Required work:
Isolate every line in the records below with "matplotlib" in it.

Entries provided:
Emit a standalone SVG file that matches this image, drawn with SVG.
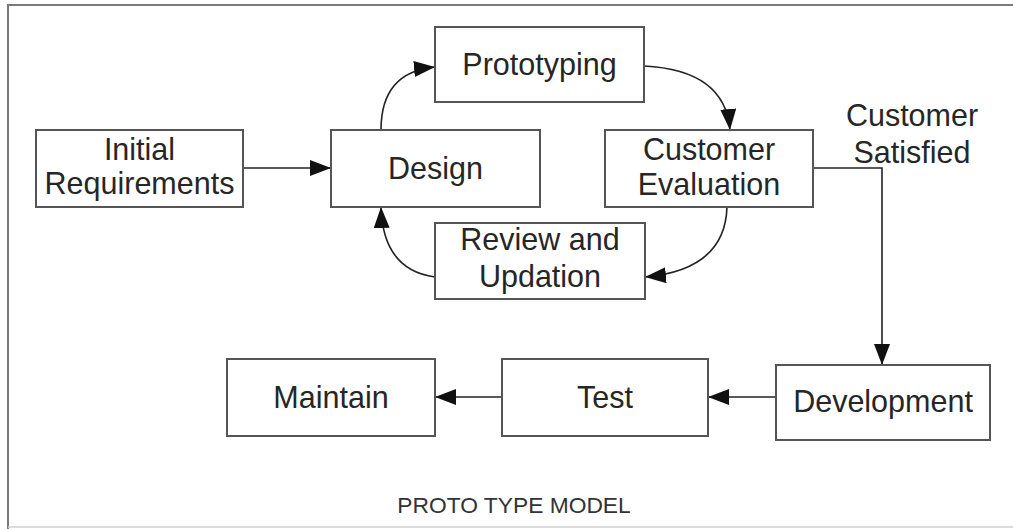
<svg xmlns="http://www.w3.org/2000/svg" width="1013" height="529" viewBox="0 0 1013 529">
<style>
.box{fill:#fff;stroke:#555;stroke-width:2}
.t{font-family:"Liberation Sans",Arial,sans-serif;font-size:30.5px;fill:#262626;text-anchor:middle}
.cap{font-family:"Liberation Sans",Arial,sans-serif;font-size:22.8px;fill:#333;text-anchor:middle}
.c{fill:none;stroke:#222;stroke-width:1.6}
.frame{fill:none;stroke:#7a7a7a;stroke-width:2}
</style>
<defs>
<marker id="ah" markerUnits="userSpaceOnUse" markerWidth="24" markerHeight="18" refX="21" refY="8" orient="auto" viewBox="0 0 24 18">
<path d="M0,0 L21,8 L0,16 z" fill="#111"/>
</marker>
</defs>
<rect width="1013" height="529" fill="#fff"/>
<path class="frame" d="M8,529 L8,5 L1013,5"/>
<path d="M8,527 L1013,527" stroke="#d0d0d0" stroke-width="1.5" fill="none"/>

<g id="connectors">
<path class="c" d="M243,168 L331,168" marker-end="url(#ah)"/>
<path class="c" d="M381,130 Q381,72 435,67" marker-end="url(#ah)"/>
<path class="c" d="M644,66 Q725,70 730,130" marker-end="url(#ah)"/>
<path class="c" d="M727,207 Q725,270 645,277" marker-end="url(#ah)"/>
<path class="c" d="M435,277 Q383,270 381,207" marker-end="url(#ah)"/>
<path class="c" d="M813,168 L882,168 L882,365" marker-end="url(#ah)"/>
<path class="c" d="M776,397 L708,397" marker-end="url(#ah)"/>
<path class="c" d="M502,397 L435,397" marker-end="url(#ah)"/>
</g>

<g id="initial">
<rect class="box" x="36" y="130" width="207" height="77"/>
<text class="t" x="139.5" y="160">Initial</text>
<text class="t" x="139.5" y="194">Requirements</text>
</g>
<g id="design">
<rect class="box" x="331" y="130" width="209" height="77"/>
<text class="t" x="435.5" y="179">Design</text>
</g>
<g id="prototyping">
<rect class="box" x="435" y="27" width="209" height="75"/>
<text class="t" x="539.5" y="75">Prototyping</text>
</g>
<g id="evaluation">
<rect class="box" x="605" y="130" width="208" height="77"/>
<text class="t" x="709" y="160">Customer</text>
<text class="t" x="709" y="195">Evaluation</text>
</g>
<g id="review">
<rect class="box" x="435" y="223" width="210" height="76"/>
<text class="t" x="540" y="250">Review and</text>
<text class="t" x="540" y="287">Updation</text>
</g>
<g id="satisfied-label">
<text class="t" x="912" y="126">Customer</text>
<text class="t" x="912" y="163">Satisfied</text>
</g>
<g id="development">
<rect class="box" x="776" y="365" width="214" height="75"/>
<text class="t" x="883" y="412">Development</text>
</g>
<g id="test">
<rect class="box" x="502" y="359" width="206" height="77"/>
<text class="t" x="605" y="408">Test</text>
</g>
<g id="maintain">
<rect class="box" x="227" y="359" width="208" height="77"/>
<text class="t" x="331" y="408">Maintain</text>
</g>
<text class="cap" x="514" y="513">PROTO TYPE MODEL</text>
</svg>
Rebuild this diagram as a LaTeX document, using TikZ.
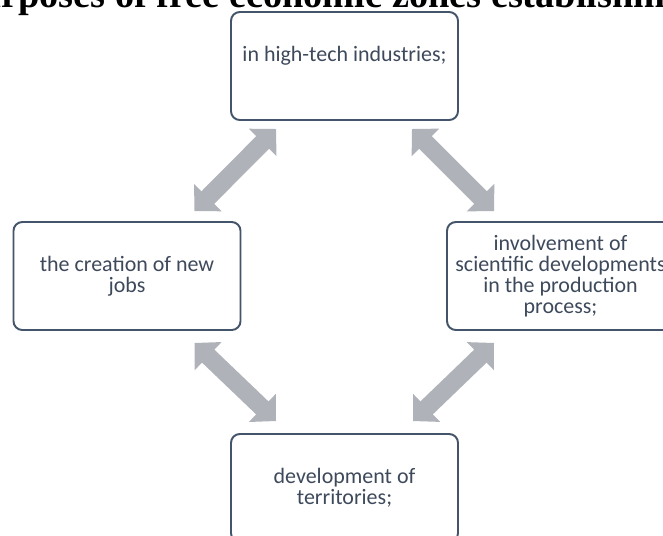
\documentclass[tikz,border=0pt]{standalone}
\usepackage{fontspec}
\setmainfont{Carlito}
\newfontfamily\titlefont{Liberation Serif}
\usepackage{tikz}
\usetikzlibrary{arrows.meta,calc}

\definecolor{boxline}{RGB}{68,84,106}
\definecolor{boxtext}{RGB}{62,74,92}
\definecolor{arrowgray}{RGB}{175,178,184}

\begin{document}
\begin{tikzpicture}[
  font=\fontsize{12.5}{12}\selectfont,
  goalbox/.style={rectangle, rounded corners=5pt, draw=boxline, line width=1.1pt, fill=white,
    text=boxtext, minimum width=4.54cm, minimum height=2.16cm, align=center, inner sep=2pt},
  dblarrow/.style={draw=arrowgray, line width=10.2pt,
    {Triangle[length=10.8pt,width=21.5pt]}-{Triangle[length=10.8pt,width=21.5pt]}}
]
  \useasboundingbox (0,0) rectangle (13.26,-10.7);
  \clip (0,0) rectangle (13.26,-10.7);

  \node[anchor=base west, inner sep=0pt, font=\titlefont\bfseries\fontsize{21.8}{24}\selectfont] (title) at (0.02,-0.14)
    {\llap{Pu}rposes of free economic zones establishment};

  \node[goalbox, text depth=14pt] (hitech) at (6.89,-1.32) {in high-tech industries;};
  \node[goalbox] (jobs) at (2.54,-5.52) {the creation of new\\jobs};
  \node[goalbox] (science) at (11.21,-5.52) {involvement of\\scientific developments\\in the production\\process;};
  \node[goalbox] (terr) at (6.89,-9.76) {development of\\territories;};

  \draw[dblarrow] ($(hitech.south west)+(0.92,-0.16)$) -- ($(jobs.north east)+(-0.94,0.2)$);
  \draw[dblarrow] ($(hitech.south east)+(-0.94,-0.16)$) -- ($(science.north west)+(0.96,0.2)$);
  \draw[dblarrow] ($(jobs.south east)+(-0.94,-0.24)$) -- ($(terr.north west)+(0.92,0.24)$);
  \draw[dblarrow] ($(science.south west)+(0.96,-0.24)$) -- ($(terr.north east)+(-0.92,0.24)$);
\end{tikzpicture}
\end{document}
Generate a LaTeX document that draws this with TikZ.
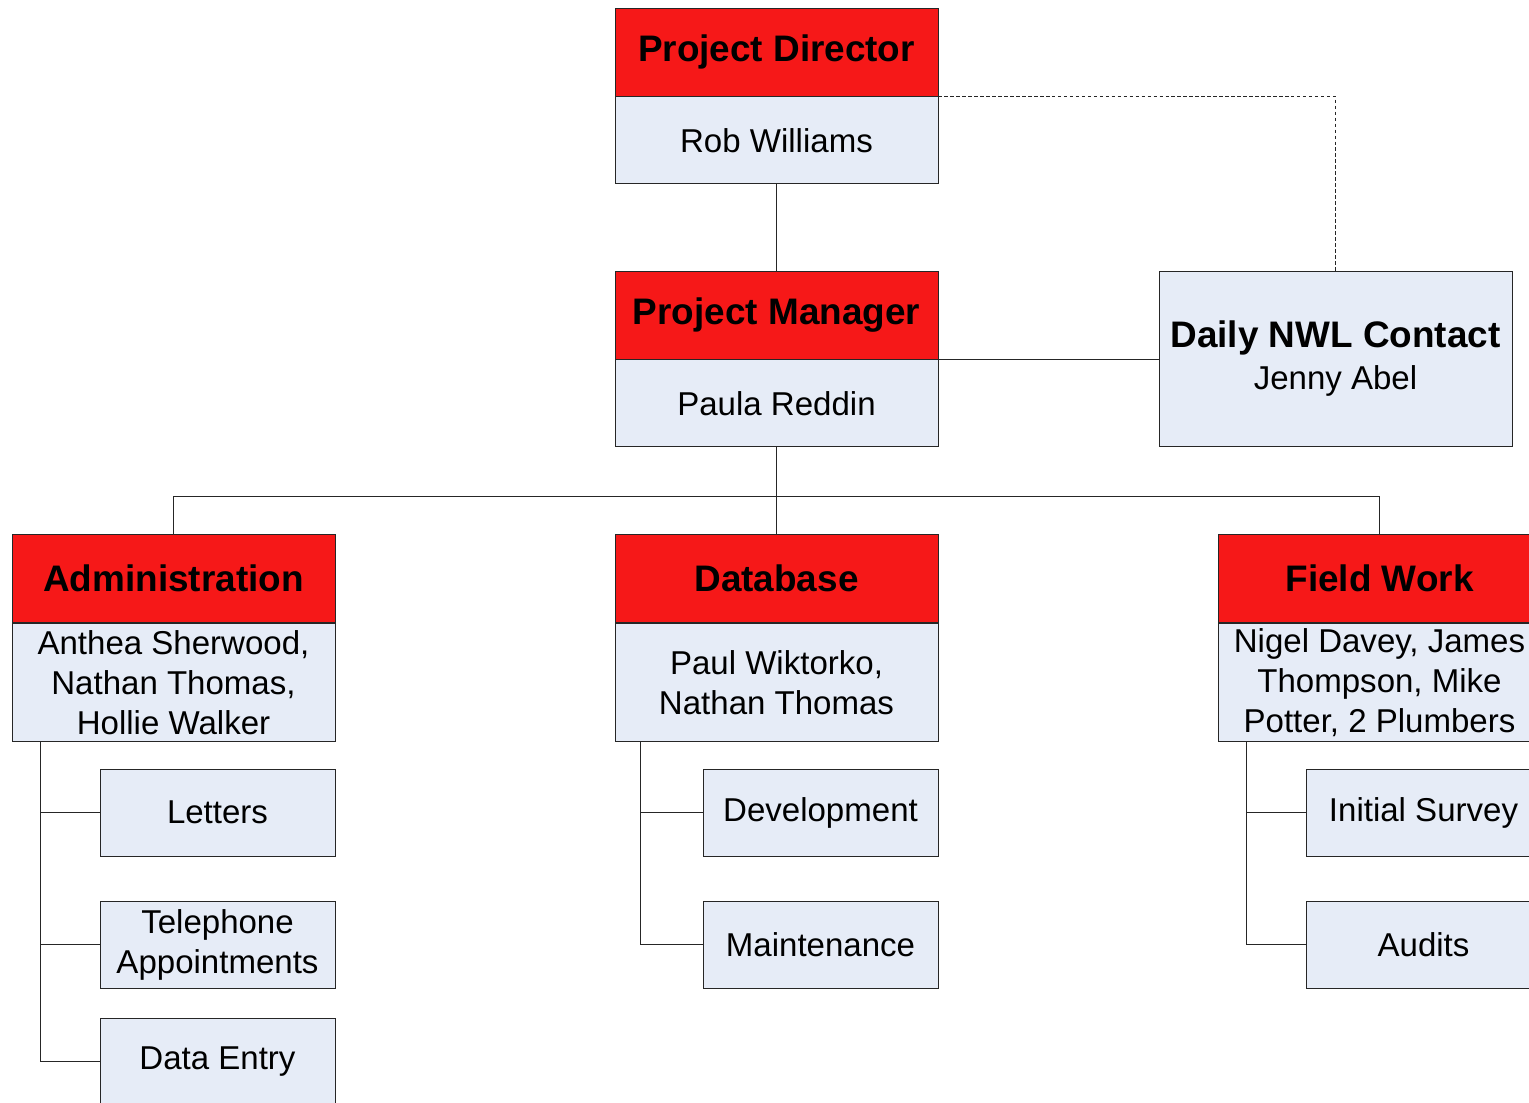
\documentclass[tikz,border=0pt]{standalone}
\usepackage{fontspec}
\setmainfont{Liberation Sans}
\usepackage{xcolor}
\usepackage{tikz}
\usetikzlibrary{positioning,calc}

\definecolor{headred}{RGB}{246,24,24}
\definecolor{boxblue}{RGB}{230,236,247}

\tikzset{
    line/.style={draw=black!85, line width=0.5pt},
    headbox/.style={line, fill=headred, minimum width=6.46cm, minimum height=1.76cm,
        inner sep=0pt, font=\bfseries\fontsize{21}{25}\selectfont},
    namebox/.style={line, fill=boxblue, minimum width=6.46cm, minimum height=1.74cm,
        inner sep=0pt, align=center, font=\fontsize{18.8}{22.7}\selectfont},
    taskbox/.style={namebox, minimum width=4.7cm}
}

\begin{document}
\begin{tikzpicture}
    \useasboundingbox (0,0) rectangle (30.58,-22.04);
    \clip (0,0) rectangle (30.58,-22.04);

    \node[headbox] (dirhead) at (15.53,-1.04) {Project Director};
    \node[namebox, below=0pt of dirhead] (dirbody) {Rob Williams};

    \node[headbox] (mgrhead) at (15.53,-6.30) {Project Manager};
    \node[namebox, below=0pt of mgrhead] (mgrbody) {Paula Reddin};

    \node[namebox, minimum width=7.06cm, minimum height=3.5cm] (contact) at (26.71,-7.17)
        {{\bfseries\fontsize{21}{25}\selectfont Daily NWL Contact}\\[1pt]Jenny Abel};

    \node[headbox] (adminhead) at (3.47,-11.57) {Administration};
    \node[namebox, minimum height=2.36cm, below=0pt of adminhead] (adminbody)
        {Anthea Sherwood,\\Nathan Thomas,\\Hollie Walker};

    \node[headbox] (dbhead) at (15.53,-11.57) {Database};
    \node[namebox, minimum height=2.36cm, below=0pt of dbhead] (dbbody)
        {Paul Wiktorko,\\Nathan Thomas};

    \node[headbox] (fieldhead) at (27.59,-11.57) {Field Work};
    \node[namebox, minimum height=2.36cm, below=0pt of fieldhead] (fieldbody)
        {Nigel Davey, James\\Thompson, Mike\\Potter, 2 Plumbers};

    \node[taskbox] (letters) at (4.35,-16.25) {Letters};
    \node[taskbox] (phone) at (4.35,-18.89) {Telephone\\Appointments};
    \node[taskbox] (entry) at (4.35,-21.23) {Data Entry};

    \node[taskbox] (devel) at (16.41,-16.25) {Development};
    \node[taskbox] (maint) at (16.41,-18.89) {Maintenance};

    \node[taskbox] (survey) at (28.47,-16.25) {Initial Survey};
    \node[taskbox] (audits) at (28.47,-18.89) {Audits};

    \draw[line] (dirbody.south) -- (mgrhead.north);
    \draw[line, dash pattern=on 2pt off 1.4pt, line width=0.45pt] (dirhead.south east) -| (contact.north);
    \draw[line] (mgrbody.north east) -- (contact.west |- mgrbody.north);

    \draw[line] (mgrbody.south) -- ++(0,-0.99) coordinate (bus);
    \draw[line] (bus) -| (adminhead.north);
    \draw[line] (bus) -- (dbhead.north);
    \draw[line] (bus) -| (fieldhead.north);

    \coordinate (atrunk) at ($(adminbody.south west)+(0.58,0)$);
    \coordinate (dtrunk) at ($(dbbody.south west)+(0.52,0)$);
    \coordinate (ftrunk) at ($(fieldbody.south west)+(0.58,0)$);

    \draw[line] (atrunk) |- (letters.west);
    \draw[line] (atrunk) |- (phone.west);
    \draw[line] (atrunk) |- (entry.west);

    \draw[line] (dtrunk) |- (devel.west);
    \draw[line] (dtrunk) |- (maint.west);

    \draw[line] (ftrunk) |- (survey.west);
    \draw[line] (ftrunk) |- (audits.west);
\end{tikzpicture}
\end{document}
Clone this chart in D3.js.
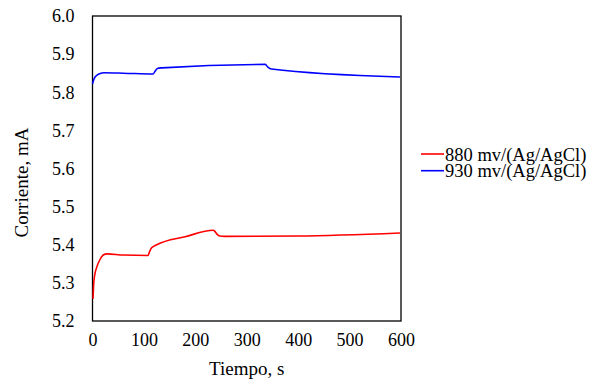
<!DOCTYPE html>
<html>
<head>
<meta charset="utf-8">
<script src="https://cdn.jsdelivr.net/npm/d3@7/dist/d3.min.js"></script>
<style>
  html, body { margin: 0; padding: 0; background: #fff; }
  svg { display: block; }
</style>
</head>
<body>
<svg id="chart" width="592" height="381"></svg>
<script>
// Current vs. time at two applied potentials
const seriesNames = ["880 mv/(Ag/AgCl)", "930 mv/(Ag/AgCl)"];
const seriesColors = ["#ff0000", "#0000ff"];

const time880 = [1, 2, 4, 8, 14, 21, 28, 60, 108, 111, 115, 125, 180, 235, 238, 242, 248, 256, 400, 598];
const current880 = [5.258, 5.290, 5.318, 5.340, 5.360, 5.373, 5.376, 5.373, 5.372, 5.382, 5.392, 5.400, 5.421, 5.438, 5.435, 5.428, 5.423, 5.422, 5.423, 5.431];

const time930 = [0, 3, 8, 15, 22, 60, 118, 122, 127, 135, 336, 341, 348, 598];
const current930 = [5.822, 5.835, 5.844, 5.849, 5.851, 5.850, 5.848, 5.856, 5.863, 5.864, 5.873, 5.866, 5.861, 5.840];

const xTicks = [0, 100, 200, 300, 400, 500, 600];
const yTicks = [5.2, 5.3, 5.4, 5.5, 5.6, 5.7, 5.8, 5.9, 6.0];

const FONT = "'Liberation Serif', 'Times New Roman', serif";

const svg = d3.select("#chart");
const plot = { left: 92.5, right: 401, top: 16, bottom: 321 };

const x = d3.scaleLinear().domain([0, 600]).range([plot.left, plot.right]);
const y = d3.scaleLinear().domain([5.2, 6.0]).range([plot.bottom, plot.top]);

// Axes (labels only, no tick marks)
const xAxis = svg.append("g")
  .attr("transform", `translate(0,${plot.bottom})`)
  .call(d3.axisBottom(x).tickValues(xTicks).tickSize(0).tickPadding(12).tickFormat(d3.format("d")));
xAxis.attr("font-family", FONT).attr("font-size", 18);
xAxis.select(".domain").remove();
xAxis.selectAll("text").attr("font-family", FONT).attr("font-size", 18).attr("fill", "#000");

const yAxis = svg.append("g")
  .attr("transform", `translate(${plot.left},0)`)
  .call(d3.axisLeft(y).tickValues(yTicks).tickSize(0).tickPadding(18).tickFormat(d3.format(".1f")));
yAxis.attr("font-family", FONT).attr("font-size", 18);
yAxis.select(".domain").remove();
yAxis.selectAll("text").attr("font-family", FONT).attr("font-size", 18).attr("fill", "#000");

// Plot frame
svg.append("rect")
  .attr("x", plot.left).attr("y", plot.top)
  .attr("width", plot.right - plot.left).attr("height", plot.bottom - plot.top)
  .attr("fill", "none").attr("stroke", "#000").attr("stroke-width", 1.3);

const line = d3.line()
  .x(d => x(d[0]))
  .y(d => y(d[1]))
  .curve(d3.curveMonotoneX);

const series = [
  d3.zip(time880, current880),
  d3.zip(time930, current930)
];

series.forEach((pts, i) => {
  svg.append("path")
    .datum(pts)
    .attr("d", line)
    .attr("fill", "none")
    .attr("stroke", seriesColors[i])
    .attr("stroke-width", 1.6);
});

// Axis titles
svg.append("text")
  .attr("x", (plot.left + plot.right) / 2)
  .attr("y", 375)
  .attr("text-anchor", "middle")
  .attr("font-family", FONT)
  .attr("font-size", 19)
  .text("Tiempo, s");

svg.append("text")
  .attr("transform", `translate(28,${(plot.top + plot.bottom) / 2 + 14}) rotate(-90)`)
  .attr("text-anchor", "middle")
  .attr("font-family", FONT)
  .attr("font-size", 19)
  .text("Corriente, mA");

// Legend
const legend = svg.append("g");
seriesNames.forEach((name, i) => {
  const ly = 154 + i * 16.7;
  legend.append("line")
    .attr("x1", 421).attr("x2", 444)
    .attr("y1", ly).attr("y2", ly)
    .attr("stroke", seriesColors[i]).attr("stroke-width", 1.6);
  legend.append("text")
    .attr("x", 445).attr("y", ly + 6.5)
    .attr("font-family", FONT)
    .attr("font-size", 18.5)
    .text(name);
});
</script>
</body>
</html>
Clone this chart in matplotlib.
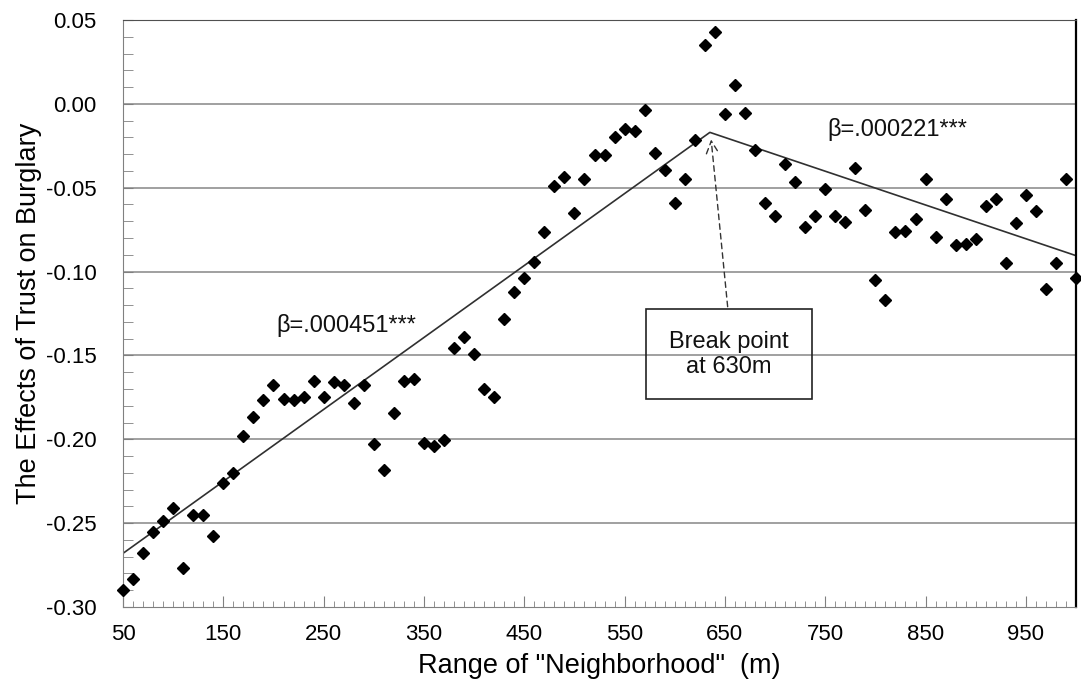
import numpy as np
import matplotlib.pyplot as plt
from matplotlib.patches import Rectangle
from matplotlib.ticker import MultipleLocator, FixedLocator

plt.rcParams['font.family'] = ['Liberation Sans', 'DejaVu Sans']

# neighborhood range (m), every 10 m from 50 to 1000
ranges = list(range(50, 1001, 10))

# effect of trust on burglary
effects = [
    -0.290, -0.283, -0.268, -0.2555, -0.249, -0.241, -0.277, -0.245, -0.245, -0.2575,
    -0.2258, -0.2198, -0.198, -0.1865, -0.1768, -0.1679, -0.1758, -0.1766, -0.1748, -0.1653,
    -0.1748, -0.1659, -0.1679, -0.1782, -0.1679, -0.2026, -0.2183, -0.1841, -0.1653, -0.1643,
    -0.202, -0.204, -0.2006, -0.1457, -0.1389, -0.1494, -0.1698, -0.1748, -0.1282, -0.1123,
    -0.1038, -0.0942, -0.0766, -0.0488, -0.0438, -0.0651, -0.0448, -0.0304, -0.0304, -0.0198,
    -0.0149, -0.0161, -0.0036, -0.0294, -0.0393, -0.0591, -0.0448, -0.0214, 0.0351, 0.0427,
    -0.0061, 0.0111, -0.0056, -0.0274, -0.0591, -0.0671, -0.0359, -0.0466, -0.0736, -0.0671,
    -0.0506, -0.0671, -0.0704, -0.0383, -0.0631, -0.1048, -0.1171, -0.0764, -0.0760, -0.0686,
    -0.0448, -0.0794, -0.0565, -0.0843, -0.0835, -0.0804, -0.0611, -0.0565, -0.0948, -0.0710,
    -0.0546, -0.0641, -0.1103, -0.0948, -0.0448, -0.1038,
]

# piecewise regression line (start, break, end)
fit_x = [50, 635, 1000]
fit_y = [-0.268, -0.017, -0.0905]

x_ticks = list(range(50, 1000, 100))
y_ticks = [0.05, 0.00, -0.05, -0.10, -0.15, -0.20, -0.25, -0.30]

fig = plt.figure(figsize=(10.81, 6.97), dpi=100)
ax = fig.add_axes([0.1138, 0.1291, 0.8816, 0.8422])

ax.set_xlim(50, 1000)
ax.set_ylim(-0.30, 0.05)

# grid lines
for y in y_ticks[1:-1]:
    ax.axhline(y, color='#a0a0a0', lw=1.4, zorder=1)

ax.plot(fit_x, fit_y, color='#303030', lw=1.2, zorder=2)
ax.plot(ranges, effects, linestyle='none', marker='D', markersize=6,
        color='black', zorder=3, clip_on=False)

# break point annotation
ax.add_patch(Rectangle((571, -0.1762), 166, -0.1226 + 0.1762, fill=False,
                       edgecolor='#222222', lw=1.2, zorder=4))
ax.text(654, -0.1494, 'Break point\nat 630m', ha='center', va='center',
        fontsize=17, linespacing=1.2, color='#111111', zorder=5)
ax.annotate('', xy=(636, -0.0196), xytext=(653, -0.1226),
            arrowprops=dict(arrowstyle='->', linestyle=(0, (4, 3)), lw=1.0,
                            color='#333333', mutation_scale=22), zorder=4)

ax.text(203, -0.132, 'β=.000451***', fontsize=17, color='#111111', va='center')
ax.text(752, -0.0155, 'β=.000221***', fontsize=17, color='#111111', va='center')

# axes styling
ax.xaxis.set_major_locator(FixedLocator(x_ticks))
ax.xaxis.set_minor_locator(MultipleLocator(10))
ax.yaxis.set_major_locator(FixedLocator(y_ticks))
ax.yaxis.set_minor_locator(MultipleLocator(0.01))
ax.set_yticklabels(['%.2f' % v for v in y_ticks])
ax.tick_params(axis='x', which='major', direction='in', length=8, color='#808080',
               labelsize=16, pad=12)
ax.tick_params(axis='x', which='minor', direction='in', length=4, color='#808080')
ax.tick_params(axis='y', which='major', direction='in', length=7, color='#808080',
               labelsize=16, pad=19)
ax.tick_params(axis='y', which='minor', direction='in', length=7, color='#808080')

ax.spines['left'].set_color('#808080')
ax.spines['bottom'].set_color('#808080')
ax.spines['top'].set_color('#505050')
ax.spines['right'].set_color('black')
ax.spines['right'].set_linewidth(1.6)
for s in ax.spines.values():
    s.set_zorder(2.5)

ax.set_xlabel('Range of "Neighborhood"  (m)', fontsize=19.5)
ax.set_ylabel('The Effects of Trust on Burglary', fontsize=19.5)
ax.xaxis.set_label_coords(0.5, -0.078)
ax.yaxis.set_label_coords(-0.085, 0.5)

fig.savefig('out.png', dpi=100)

Correct output:
Clone this chart in matplotlib.
import matplotlib.pyplot as plt
from matplotlib.patches import Rectangle
from matplotlib.ticker import MultipleLocator, FixedLocator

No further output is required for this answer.